* _WORK TO COMPLETE_
Give the listing again character for character, but drop the images.

* _RAW DATA_
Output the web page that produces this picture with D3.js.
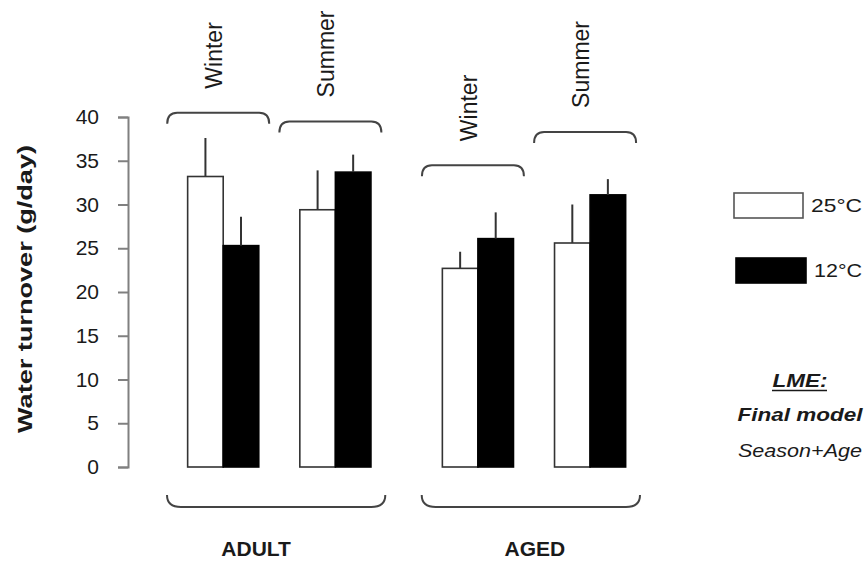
<!DOCTYPE html>
<html><head><meta charset="utf-8">
<script src="https://cdn.jsdelivr.net/npm/d3@7"></script>
<style>body{margin:0;background:#fff} svg{display:block}</style>
</head><body><svg id="chart" width="865" height="561"></svg>
<script>
// ---------- data ----------
const ageGroups = ["ADULT", "AGED"];
const seasons = ["Winter", "Summer"];
const temps = ["25°C", "12°C"];
// order: ADULT-Winter, ADULT-Summer, AGED-Winter, AGED-Summer
const mean25 = [33.2, 29.4, 22.7, 25.6];
const se25   = [4.4, 4.5, 1.9, 4.4];
const mean12 = [25.3, 33.7, 26.1, 31.1];
const se12   = [3.3, 2.0, 3.0, 1.8];
const braceLevels = [40.5, 39.5, 34.5, 38.3];   // height (g/day) of the season braces
const yTicks = [0, 5, 10, 15, 20, 25, 30, 35, 40];
const yTitle = "Water turnover (g/day)";
const modelNote = ["LME:", "Final model", "Season+Age"];

// ---------- layout ----------
const font = "'Liberation Sans', Arial, Helvetica, sans-serif";
const ink = "#1a1a1a";
const svg = d3.select("#chart").style("font-family", font);

const rows = [];
ageGroups.forEach((age, ai) => seasons.forEach((season, si) => {
  const i = ai * 2 + si;
  rows.push({age, season, i, values: [
    {temp: temps[0], mean: mean25[i], se: se25[i]},
    {temp: temps[1], mean: mean12[i], se: se12[i]}
  ], brace: braceLevels[i]});
}));

const y = d3.scaleLinear().domain([0, 40]).range([467, 117]);
const xAge = d3.scaleBand().domain(ageGroups).range([167, 640]).paddingInner(0.143).paddingOuter(0);
const xSeason = d3.scaleBand().domain(seasons).range([0, xAge.bandwidth()])
  .paddingInner(0.366).paddingOuter(0.156).align(0.59);
const xTemp = d3.scaleBand().domain(temps).range([0, xSeason.bandwidth()]).padding(0);
const fill = d3.scaleOrdinal().domain(temps).range(["#ffffff", "#000000"]);
const stroke = d3.scaleOrdinal().domain(temps).range(["#333333", "#000000"]);

// ---------- axis ----------
const axisG = svg.append("g").attr("transform", "translate(128,0)")
  .call(d3.axisLeft(y).tickValues(yTicks).tickSize(10).tickSizeOuter(10).tickPadding(19));
axisG.select(".domain").attr("stroke", "#808080").attr("stroke-width", 2);
axisG.selectAll(".tick line").attr("stroke", "#808080").attr("stroke-width", 2);
axisG.selectAll(".tick text").attr("font-size", 21).attr("fill", ink).attr("font-family", font);

svg.append("text")
  .attr("transform", "translate(25,289) rotate(-90)")
  .attr("text-anchor", "middle").attr("dy", "0.35em")
  .attr("font-size", 21).attr("font-weight", "bold").attr("fill", ink)
  .attr("textLength", 288).attr("lengthAdjust", "spacingAndGlyphs")
  .text(yTitle);

// ---------- bars ----------
const groups = svg.append("g").selectAll("g").data(rows).join("g")
  .attr("transform", d => `translate(${xAge(d.age) + xSeason(d.season)},0)`);

groups.selectAll("rect").data(d => d.values).join("rect")
  .attr("x", v => xTemp(v.temp))
  .attr("y", v => y(v.mean))
  .attr("width", xTemp.bandwidth())
  .attr("height", v => y(0) - y(v.mean))
  .attr("fill", v => fill(v.temp))
  .attr("stroke", v => stroke(v.temp))
  .attr("stroke-width", 1.6);

groups.selectAll("line.err").data(d => d.values).join("line")
  .attr("class", "err")
  .attr("x1", v => xTemp(v.temp) + xTemp.bandwidth() / 2)
  .attr("x2", v => xTemp(v.temp) + xTemp.bandwidth() / 2)
  .attr("y1", v => y(v.mean))
  .attr("y2", v => y(v.mean + v.se))
  .attr("stroke", "#333").attr("stroke-width", 2);

// ---------- season braces + labels ----------
const braceHalf = 51, braceDrop = 11, braceR = 10;
rows.forEach(d => {
  const cx = xAge(d.age) + xSeason(d.season) + xSeason.bandwidth() / 2 - 5;
  const yf = y(d.brace), tip = yf + braceDrop;
  const x0 = cx - braceHalf, x1 = cx + braceHalf;
  svg.append("path")
    .attr("d", `M${x0},${tip} Q${x0},${yf} ${x0 + braceR},${yf} L${x1 - braceR},${yf} Q${x1},${yf} ${x1},${tip}`)
    .attr("fill", "none").attr("stroke", "#444").attr("stroke-width", 2);
  svg.append("text")
    .attr("transform", `translate(${cx - 4},${yf - 24}) rotate(-90)`)
    .attr("text-anchor", "start").attr("dy", "0.35em")
    .attr("font-size", 23).attr("fill", ink)
    .text(d.season);
});

// ---------- age braces + labels ----------
const ageDx = {ADULT: -20, AGED: 4};
ageGroups.forEach(age => {
  const x0 = xAge(age), x1 = x0 + xAge.bandwidth();
  const tip = y(0) + 28, yf = y(0) + 40;
  svg.append("path")
    .attr("d", `M${x0},${tip} Q${x0},${yf} ${x0 + 14},${yf} L${x1 - 14},${yf} Q${x1},${yf} ${x1},${tip}`)
    .attr("fill", "none").attr("stroke", "#444").attr("stroke-width", 2);
  svg.append("text")
    .attr("x", (x0 + x1) / 2 + ageDx[age]).attr("y", 556)
    .attr("text-anchor", "middle").attr("font-size", 21).attr("font-weight", "bold").attr("fill", ink)
    .text(age);
});

// ---------- legend ----------
const legend = [
  {temp: temps[0], x: 734, y: 193, w: 69, tx: 811, tl: 51},
  {temp: temps[1], x: 736, y: 258, w: 70, tx: 814, tl: 48}
];
legend.forEach(l => {
  svg.append("rect").attr("x", l.x).attr("y", l.y).attr("width", l.w).attr("height", 25)
    .attr("fill", fill(l.temp)).attr("stroke", l.temp === temps[0] ? "#555" : "#000").attr("stroke-width", 1.6);
  svg.append("text").attr("x", l.tx).attr("y", l.y + 12.5).attr("dy", "0.35em")
    .attr("font-size", 19).attr("fill", ink)
    .attr("textLength", l.tl).attr("lengthAdjust", "spacingAndGlyphs")
    .text(l.temp);
});

// ---------- model note ----------
const noteStyle = [
  {y: 387, weight: "bold", len: 55},
  {y: 421, weight: "bold", len: 125},
  {y: 456.5, weight: "normal", len: 124}
];
modelNote.forEach((t, i) => {
  svg.append("text").attr("x", 800).attr("y", noteStyle[i].y)
    .attr("text-anchor", "middle").attr("font-size", 18)
    .attr("font-style", "italic").attr("font-weight", noteStyle[i].weight).attr("fill", ink)
    .attr("textLength", noteStyle[i].len).attr("lengthAdjust", "spacingAndGlyphs")
    .text(t);
});
svg.append("line").attr("x1", 772).attr("x2", 827).attr("y1", 390.5).attr("y2", 390.5)
  .attr("stroke", ink).attr("stroke-width", 1.5);
</script>
</body></html>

* _SOLUTION_
Output the web page that produces this picture with D3.js.
<!DOCTYPE html>
<html><head><meta charset="utf-8">
<script src="https://cdn.jsdelivr.net/npm/d3@7"></script>
<style>body{margin:0;background:#fff} svg{display:block}</style>
</head><body><svg id="chart" width="865" height="561"></svg>
<script>
// ---------- data ----------
const ageGroups = ["ADULT", "AGED"];
const seasons = ["Winter", "Summer"];
const temps = ["25°C", "12°C"];
// order: ADULT-Winter, ADULT-Summer, AGED-Winter, AGED-Summer
const mean25 = [33.2, 29.4, 22.7, 25.6];
const se25   = [4.4, 4.5, 1.9, 4.4];
const mean12 = [25.3, 33.7, 26.1, 31.1];
const se12   = [3.3, 2.0, 3.0, 1.8];
const braceLevels = [40.5, 39.5, 34.5, 38.3];   // height (g/day) of the season braces
const yTicks = [0, 5, 10, 15, 20, 25, 30, 35, 40];
const yTitle = "Water turnover (g/day)";
const modelNote = ["LME:", "Final model", "Season+Age"];

// ---------- layout ----------
const font = "'Liberation Sans', Arial, Helvetica, sans-serif";
const ink = "#1a1a1a";
const svg = d3.select("#chart").style("font-family", font);

const rows = [];
ageGroups.forEach((age, ai) => seasons.forEach((season, si) => {
  const i = ai * 2 + si;
  rows.push({age, season, i, values: [
    {temp: temps[0], mean: mean25[i], se: se25[i]},
    {temp: temps[1], mean: mean12[i], se: se12[i]}
  ], brace: braceLevels[i]});
}));

const y = d3.scaleLinear().domain([0, 40]).range([467, 117]);
const xAge = d3.scaleBand().domain(ageGroups).range([167, 640]).paddingInner(0.143).paddingOuter(0);
const xSeason = d3.scaleBand().domain(seasons).range([0, xAge.bandwidth()])
  .paddingInner(0.366).paddingOuter(0.156).align(0.59);
const xTemp = d3.scaleBand().domain(temps).range([0, xSeason.bandwidth()]).padding(0);
const fill = d3.scaleOrdinal().domain(temps).range(["#ffffff", "#000000"]);
const stroke = d3.scaleOrdinal().domain(temps).range(["#333333", "#000000"]);

// ---------- axis ----------
const axisG = svg.append("g").attr("transform", "translate(128,0)")
  .call(d3.axisLeft(y).tickValues(yTicks).tickSize(10).tickSizeOuter(10).tickPadding(19));
axisG.select(".domain").attr("stroke", "#808080").attr("stroke-width", 2);
axisG.selectAll(".tick line").attr("stroke", "#808080").attr("stroke-width", 2);
axisG.selectAll(".tick text").attr("font-size", 21).attr("fill", ink).attr("font-family", font);

svg.append("text")
  .attr("transform", "translate(25,289) rotate(-90)")
  .attr("text-anchor", "middle").attr("dy", "0.35em")
  .attr("font-size", 21).attr("font-weight", "bold").attr("fill", ink)
  .attr("textLength", 288).attr("lengthAdjust", "spacingAndGlyphs")
  .text(yTitle);

// ---------- bars ----------
const groups = svg.append("g").selectAll("g").data(rows).join("g")
  .attr("transform", d => `translate(${xAge(d.age) + xSeason(d.season)},0)`);

groups.selectAll("rect").data(d => d.values).join("rect")
  .attr("x", v => xTemp(v.temp))
  .attr("y", v => y(v.mean))
  .attr("width", xTemp.bandwidth())
  .attr("height", v => y(0) - y(v.mean))
  .attr("fill", v => fill(v.temp))
  .attr("stroke", v => stroke(v.temp))
  .attr("stroke-width", 1.6);

groups.selectAll("line.err").data(d => d.values).join("line")
  .attr("class", "err")
  .attr("x1", v => xTemp(v.temp) + xTemp.bandwidth() / 2)
  .attr("x2", v => xTemp(v.temp) + xTemp.bandwidth() / 2)
  .attr("y1", v => y(v.mean))
  .attr("y2", v => y(v.mean + v.se))
  .attr("stroke", "#333").attr("stroke-width", 2);

// ---------- season braces + labels ----------
const braceHalf = 51, braceDrop = 11, braceR = 10;
rows.forEach(d => {
  const cx = xAge(d.age) + xSeason(d.season) + xSeason.bandwidth() / 2 - 5;
  const yf = y(d.brace), tip = yf + braceDrop;
  const x0 = cx - braceHalf, x1 = cx + braceHalf;
  svg.append("path")
    .attr("d", `M${x0},${tip} Q${x0},${yf} ${x0 + braceR},${yf} L${x1 - braceR},${yf} Q${x1},${yf} ${x1},${tip}`)
    .attr("fill", "none").attr("stroke", "#444").attr("stroke-width", 2);
  svg.append("text")
    .attr("transform", `translate(${cx - 4},${yf - 24}) rotate(-90)`)
    .attr("text-anchor", "start").attr("dy", "0.35em")
    .attr("font-size", 23).attr("fill", ink)
    .text(d.season);
});

// ---------- age braces + labels ----------
const ageDx = {ADULT: -20, AGED: 4};
ageGroups.forEach(age => {
  const x0 = xAge(age), x1 = x0 + xAge.bandwidth();
  const tip = y(0) + 28, yf = y(0) + 40;
  svg.append("path")
    .attr("d", `M${x0},${tip} Q${x0},${yf} ${x0 + 14},${yf} L${x1 - 14},${yf} Q${x1},${yf} ${x1},${tip}`)
    .attr("fill", "none").attr("stroke", "#444").attr("stroke-width", 2);
  svg.append("text")
    .attr("x", (x0 + x1) / 2 + ageDx[age]).attr("y", 556)
    .attr("text-anchor", "middle").attr("font-size", 21).attr("font-weight", "bold").attr("fill", ink)
    .text(age);
});

// ---------- legend ----------
const legend = [
  {temp: temps[0], x: 734, y: 193, w: 69, tx: 811, tl: 51},
  {temp: temps[1], x: 736, y: 258, w: 70, tx: 814, tl: 48}
];
legend.forEach(l => {
  svg.append("rect").attr("x", l.x).attr("y", l.y).attr("width", l.w).attr("height", 25)
    .attr("fill", fill(l.temp)).attr("stroke", l.temp === temps[0] ? "#555" : "#000").attr("stroke-width", 1.6);
  svg.append("text").attr("x", l.tx).attr("y", l.y + 12.5).attr("dy", "0.35em")
    .attr("font-size", 19).attr("fill", ink)
    .attr("textLength", l.tl).attr("lengthAdjust", "spacingAndGlyphs")
    .text(l.temp);
});

// ---------- model note ----------
const noteStyle = [
  {y: 387, weight: "bold", len: 55},
  {y: 421, weight: "bold", len: 125},
  {y: 456.5, weight: "normal", len: 124}
];
modelNote.forEach((t, i) => {
  svg.append("text").attr("x", 800).attr("y", noteStyle[i].y)
    .attr("text-anchor", "middle").attr("font-size", 18)
    .attr("font-style", "italic").attr("font-weight", noteStyle[i].weight).attr("fill", ink)
    .attr("textLength", noteStyle[i].len).attr("lengthAdjust", "spacingAndGlyphs")
    .text(t);
});
svg.append("line").attr("x1", 772).attr("x2", 827).attr("y1", 390.5).attr("y2", 390.5)
  .attr("stroke", ink).attr("stroke-width", 1.5);
</script>
</body></html>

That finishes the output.